New Fund Launched to Back Aquaculture Feed Technologies
February 27, 2017
Aquaculture investor, David Tze, has announced the launch of the Tze Venture Search Fund for Aquaculture Technology – a new fund dedicated to backing and growing aquaculture feed innovations in the aquafeed ingredients sub-category.
Tze announced the launch of the fund, which is aiming to acquire a single aquaculture technology to operate and grow, at the F3 Fish-Free Feed Challenge meeting in San Francisco this January, stating, “The new fund will do entrepreneurship through acquisition.”

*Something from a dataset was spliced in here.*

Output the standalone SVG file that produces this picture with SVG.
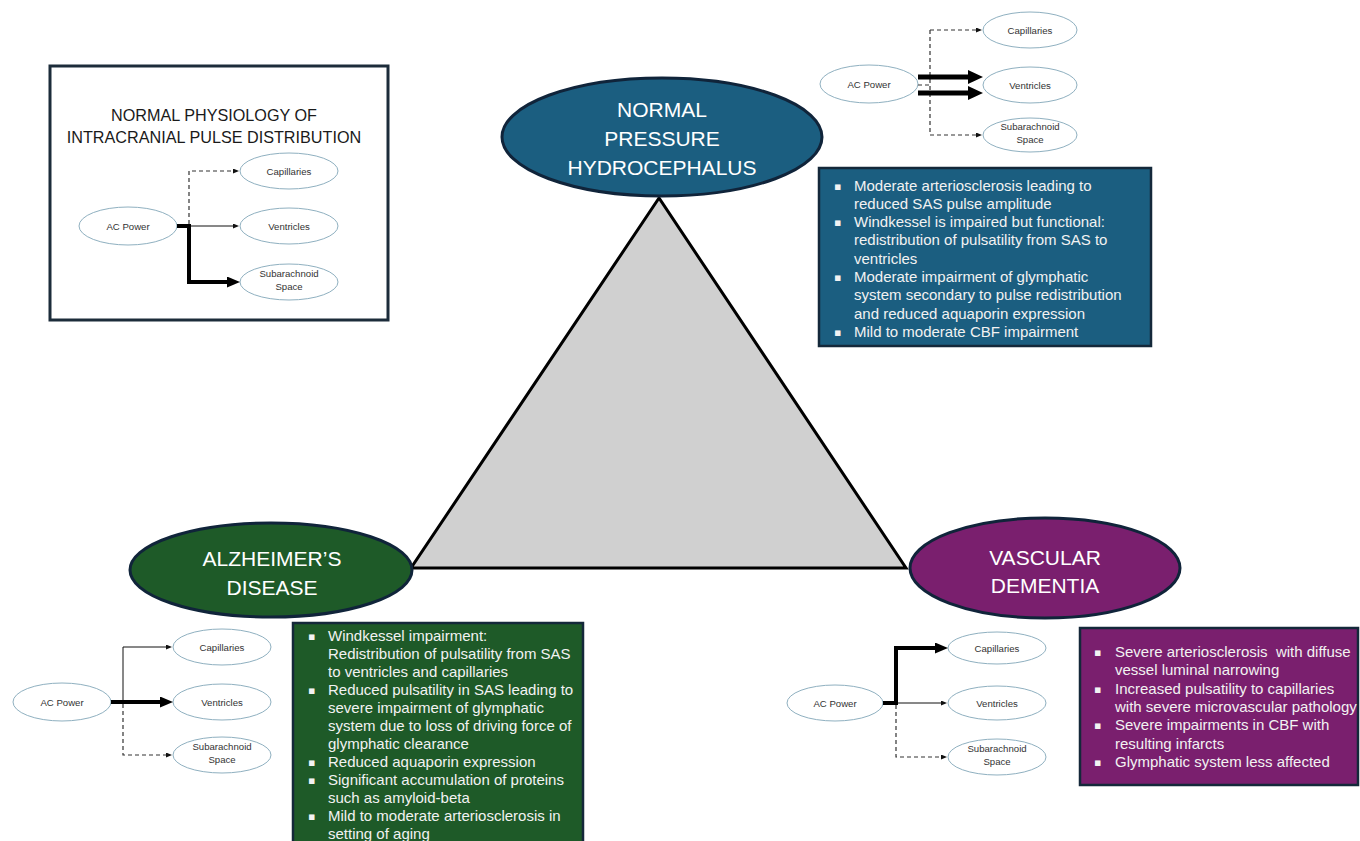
<svg xmlns="http://www.w3.org/2000/svg" width="1360" height="841" viewBox="0 0 1360 841">
<style>
.mini{fill:#fff;stroke:#8fb0c0;stroke-width:1}
.mt{font-family:"Liberation Sans",Arial,sans-serif;font-size:9.6px;fill:#333;text-anchor:middle}
.big{font-family:"Liberation Sans",Arial,sans-serif;font-size:21px;fill:#fff;text-anchor:middle}
.bt{font-family:"Liberation Sans",Arial,sans-serif;font-size:15px;fill:#f2f2f2}
.bul{font-family:"DejaVu Sans",sans-serif;font-size:11px;fill:#f2f2f2}
.title{font-family:"Liberation Sans",Arial,sans-serif;font-size:16.2px;fill:#1a1a1a;text-anchor:middle}
.thin{stroke:#111;stroke-width:1;fill:none}
.thick{stroke:#000;stroke-width:4;fill:none}
.thick5{stroke:#000;stroke-width:5;fill:none}
.dash{stroke:#333;stroke-width:1.2;stroke-dasharray:4 3;fill:none}
.dis{stroke:#10243a;stroke-width:3}
.box{stroke:#14283a;stroke-width:2.5}
</style>
<defs>
<marker id="sm" markerUnits="userSpaceOnUse" markerWidth="6" markerHeight="5" refX="1" refY="2.5" orient="auto" viewBox="0 0 6 5"><path d="M0,0 L6,2.5 L0,5 z" fill="#111"/></marker>
<marker id="lg" markerUnits="userSpaceOnUse" markerWidth="13" markerHeight="11" refX="1" refY="5.5" orient="auto" viewBox="0 0 13 11"><path d="M0,0 L13,5.5 L0,11 z" fill="#000"/></marker>
<marker id="xl" markerUnits="userSpaceOnUse" markerWidth="15" markerHeight="14" refX="1" refY="7" orient="auto" viewBox="0 0 15 14"><path d="M0,0 L15,7 L0,14 z" fill="#000"/></marker>
</defs>
<rect width="1360" height="841" fill="#fff"/>

<!-- Triangle -->
<g id="triangle">
<polygon points="659,198 411,568 906,568" fill="#d0d0d0" stroke="#000" stroke-width="3" stroke-linejoin="miter"/>
</g>

<!-- Normal physiology panel -->
<g id="normal-panel">
<rect x="50" y="66" width="338" height="254" fill="#fff" stroke="#1c2c3a" stroke-width="3"/>
<text class="title" x="214" y="121">NORMAL PHYSIOLOGY OF</text>
<text class="title" x="214" y="143">INTRACRANIAL PULSE DISTRIBUTION</text>
</g>
<g id="n-ac"><ellipse class="mini" cx="128" cy="226" rx="49" ry="19"/><text class="mt" x="128" y="229.5">AC Power</text></g>
<g id="n-cap"><ellipse class="mini" cx="289" cy="171" rx="49" ry="18"/><text class="mt" x="289" y="174.5">Capillaries</text></g>
<g id="n-ven"><ellipse class="mini" cx="289" cy="226" rx="49" ry="18"/><text class="mt" x="289" y="229.5">Ventricles</text></g>
<g id="n-sas"><ellipse class="mini" cx="289" cy="282" rx="49" ry="18"/><text class="mt" x="289" y="276.5">Subarachnoid</text><text class="mt" x="289" y="289.5">Space</text></g>

<!-- NPH mini diagram -->
<g id="h-ac"><ellipse class="mini" cx="869" cy="84" rx="49" ry="19"/><text class="mt" x="869" y="87.5">AC Power</text></g>
<g id="h-cap"><ellipse class="mini" cx="1030" cy="30" rx="47" ry="18"/><text class="mt" x="1030" y="33.5">Capillaries</text></g>
<g id="h-ven"><ellipse class="mini" cx="1030" cy="85" rx="47" ry="18"/><text class="mt" x="1030" y="88.5">Ventricles</text></g>
<g id="h-sas"><ellipse class="mini" cx="1030" cy="135" rx="47" ry="17"/><text class="mt" x="1030" y="130">Subarachnoid</text><text class="mt" x="1030" y="143">Space</text></g>

<!-- AD mini diagram -->
<g id="a-ac"><ellipse class="mini" cx="62" cy="702" rx="49" ry="19"/><text class="mt" x="62" y="705.5">AC Power</text></g>
<g id="a-cap"><ellipse class="mini" cx="222" cy="647" rx="49" ry="18"/><text class="mt" x="222" y="650.5">Capillaries</text></g>
<g id="a-ven"><ellipse class="mini" cx="222" cy="702" rx="49" ry="18"/><text class="mt" x="222" y="705.5">Ventricles</text></g>
<g id="a-sas"><ellipse class="mini" cx="222" cy="755" rx="49" ry="18"/><text class="mt" x="222" y="749.5">Subarachnoid</text><text class="mt" x="222" y="762.5">Space</text></g>

<!-- VD mini diagram -->
<g id="v-ac"><ellipse class="mini" cx="835" cy="703" rx="48" ry="18"/><text class="mt" x="835" y="706.5">AC Power</text></g>
<g id="v-cap"><ellipse class="mini" cx="997" cy="648" rx="49" ry="16"/><text class="mt" x="997" y="651.5">Capillaries</text></g>
<g id="v-ven"><ellipse class="mini" cx="997" cy="703" rx="49" ry="17"/><text class="mt" x="997" y="706.5">Ventricles</text></g>
<g id="v-sas"><ellipse class="mini" cx="997" cy="757" rx="49" ry="18"/><text class="mt" x="997" y="751.5">Subarachnoid</text><text class="mt" x="997" y="764.5">Space</text></g>

<!-- Connectors -->
<g id="connectors">
<!-- normal -->
<path class="dash" d="M189,224 V171 H234" marker-end="url(#sm)"/>
<path class="thin" d="M189,226 H234" marker-end="url(#sm)"/>
<path class="thick" d="M177,226 H189 V282 H228" marker-end="url(#lg)"/>
<!-- NPH -->
<path class="dash" d="M918,85 H930"/>
<path class="dash" d="M930,30 V135"/>
<path class="dash" d="M930,30 H977" marker-end="url(#sm)"/>
<path class="dash" d="M930,135 H977" marker-end="url(#sm)"/>
<path class="thick5" d="M918,77 H969" marker-end="url(#xl)"/>
<path class="thick5" d="M918,93 H969" marker-end="url(#xl)"/>
<!-- AD -->
<path class="thin" d="M123,702 V647 H167" marker-end="url(#sm)"/>
<path class="dash" d="M123,704 V755 H167" marker-end="url(#sm)"/>
<path class="thick" d="M111,702 H161" marker-end="url(#lg)"/>
<!-- VD -->
<path class="thin" d="M896,703 H942" marker-end="url(#sm)"/>
<path class="dash" d="M896,705 V757 H942" marker-end="url(#sm)"/>
<path class="thick" d="M883,703 H896 V648 H936" marker-end="url(#lg)"/>
</g>

<!-- Disease ellipses -->
<g id="nph">
<ellipse class="dis" cx="662" cy="137" rx="160" ry="59" fill="#1b5e80"/>
<text class="big" x="662" y="117">NORMAL</text>
<text class="big" x="662" y="146">PRESSURE</text>
<text class="big" x="662" y="175">HYDROCEPHALUS</text>
</g>
<g id="ad">
<ellipse class="dis" cx="271" cy="570" rx="141" ry="47" fill="#1e5a28"/>
<text class="big" x="272" y="566">ALZHEIMER’S</text>
<text class="big" x="272" y="595">DISEASE</text>
</g>
<g id="vd">
<ellipse class="dis" cx="1045" cy="568" rx="135" ry="50" fill="#7a1f6e"/>
<text class="big" x="1045" y="565">VASCULAR</text>
<text class="big" x="1045" y="593">DEMENTIA</text>
</g>

<!-- Text boxes -->
<g id="nph-box">
<rect class="box" x="819" y="168" width="332" height="178" fill="#1b5e80"/>
<text class="bul" x="834" y="189.5">▪</text>
<text class="bt" x="854" y="190.5">Moderate arteriosclerosis leading to</text>
<text class="bt" x="854" y="208.8">reduced SAS pulse amplitude</text>
<text class="bul" x="834" y="226.1">▪</text>
<text class="bt" x="854" y="227.1">Windkessel is impaired but functional:</text>
<text class="bt" x="854" y="245.4">redistribution of pulsatility from SAS to</text>
<text class="bt" x="854" y="263.7">ventricles</text>
<text class="bul" x="834" y="281">▪</text>
<text class="bt" x="854" y="282">Moderate impairment of glymphatic</text>
<text class="bt" x="854" y="300.3">system secondary to pulse redistribution</text>
<text class="bt" x="854" y="318.6">and reduced aquaporin expression</text>
<text class="bul" x="834" y="335.9">▪</text>
<text class="bt" x="854" y="336.9">Mild to moderate CBF impairment</text>
</g>
<g id="ad-box">
<rect class="box" x="293" y="623" width="290" height="230" fill="#1e5a28"/>
<text class="bul" x="308" y="640">▪</text>
<text class="bt" x="328" y="641">Windkessel impairment:</text>
<text class="bt" x="328" y="659">Redistribution of pulsatility from SAS</text>
<text class="bt" x="328" y="677">to ventricles and capillaries</text>
<text class="bul" x="308" y="694">▪</text>
<text class="bt" x="328" y="695">Reduced pulsatility in SAS leading to</text>
<text class="bt" x="328" y="713">severe impairment of glymphatic</text>
<text class="bt" x="328" y="731">system due to loss of driving force of</text>
<text class="bt" x="328" y="749">glymphatic clearance</text>
<text class="bul" x="308" y="766">▪</text>
<text class="bt" x="328" y="767">Reduced aquaporin expression</text>
<text class="bul" x="308" y="784">▪</text>
<text class="bt" x="328" y="785">Significant accumulation of proteins</text>
<text class="bt" x="328" y="803">such as amyloid-beta</text>
<text class="bul" x="308" y="820">▪</text>
<text class="bt" x="328" y="821">Mild to moderate arteriosclerosis in</text>
<text class="bt" x="328" y="839">setting of aging</text>
</g>
<g id="vd-box">
<rect class="box" x="1080" y="628" width="278" height="157" fill="#7a1f6e"/>
<text class="bul" x="1094" y="656">▪</text>
<text class="bt" x="1115" y="657" xml:space="preserve">Severe arteriosclerosis  with diffuse</text>
<text class="bt" x="1115" y="675.3">vessel luminal narrowing</text>
<text class="bul" x="1094" y="692.6">▪</text>
<text class="bt" x="1115" y="693.6">Increased pulsatility to capillaries</text>
<text class="bt" x="1115" y="711.9">with severe microvascular pathology</text>
<text class="bul" x="1094" y="729.2">▪</text>
<text class="bt" x="1115" y="730.2">Severe impairments in CBF with</text>
<text class="bt" x="1115" y="748.5">resulting infarcts</text>
<text class="bul" x="1094" y="765.8">▪</text>
<text class="bt" x="1115" y="766.8">Glymphatic system less affected</text>
</g>
</svg>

Since the first months of 2016, Tze has leveraged his expertise in the sector and his network of private investors in aquaculture technology, but more specifically, in alternative protein ingredients for aquaculture feeds. After months of evaluation, he has narrowed the field to four potential alternative proteins. Although the ingredients themselves have not been revealed, the technological fields from which they derive include genetics, primary nutrient production, and value-added processing. Of the candidates, one is a distressed patent portfolio, one is a solo investor, and two are companies.
“The recent alternative ingredients for aquaculture meeting hosted by the Fish-Free Feed Challenge is the most recent and visible signal of coalescing interest in our area,” said Tze. “While I predict our ultimate ingredient will improve both fish-bearing and fish-free feeds, the F3 Challenge served as final confirmation of the top priority of this alternatives sub-category for my search fund.”
Tze is a veteran investor in the aquaculture space, having directed the aquaculture venture fund, Aquacopia Ventures I.
Founded in New York in 2005, Aquacopia invests in aquaculture innovations spanning the value chain, from feed technologies, to equipment, to farms, and distribution and marketing companies. Targeting Series A rounds and follow-on investments, Aquacopia has built a portfolio of six companies that includes Open Blue – the creator the largest open-ocean mariculture system in the world for the production of cobia; Futuna Blue, a land-based operation that produces novel marine aquaculture species including the Bluefin “sushi tuna,” seriola and sole; and Earth Ocean Farms, a vertically integrated marine fish farming company operating on an 84-acre offshore ocean site.
Pressure Driven Innovation
Rising global populations and increasing wealth – particularly in emerging economies, along with diminishing wild fish numbers have put pressure on the aquaculture industry to fill the gap in supply. This pressure has also filtered down to the aquaculture feed category. These factors and the recent approval by the EU and Canada clearing insect protein for use in fish feed, have driven innovators to search for and develop alternative ingredients to replace fish meal with the goal of increasing sustainability and reducing costs for the industry and its producers.
“The issue is the increasing amount needed by populations moving into higher economic classes, like in China and India,” Mike Rust, science coordinator for the Office of Aquaculture of the National Oceanic and Atmospheric Administration, told Impact Alpha in October 2015. “The issue is about looking forward.”
Others in the Space
These factors have been drivers behind two strategic moves by Cargill to enter the aquaculture feed space. Within little more than a month’s time in 2015, the company partnered with Altor Fund III and Bain Capital Europe III to acquire global salmon feed leader, EWOS for €1.35 billion, and announced it has formed a joint venture with Naturisa, Ecuador’s second largest shrimp producer and fourth largest exporter, to build a $30 million shrimp feed facility near Guayaquil, Ecuador. Under the terms of the deal for EWOS, Cargill acquired seven production facilities, one each in Chile, Scotland, Canada, and Vietnam, and three in Norway, and two state-of-the-art research and development centers located in Chile and Norway. Also, through the joint partnership with Naturisa, the new mill, which is scheduled to be operations this year, will have the capacity to produce 130,000 tons of feed per year.
Other companies and startups developing alternative aquaculture feed protein sources include Biomar, which recently announced in December that it had agreed to acquire 100 percent ownership of Chinese fish feed company, Haiwei, through BioMar-Tongwei Biotech, its 50/50 joint venture with China’s Tongwei; Ynsect, a Paris-based mass-scale breeder and producer of insects for the livestock, fish and pet feed markets which raised a $15.2 million Series B in December 2016; and Calysta, a sustainable, biological fish and livestock feed developer and producer that has closed on a $30 million Series C round of funding which included Cargill, Dutch pure-play sustainable aquaculture investment firm, Aqua-Spark, the Municipal Employee Retirement System (MERS) of Michigan, Old Westbury Global Real Asset Fund LLC, Walden Riverwood Ventures, and Pangaea Ventures.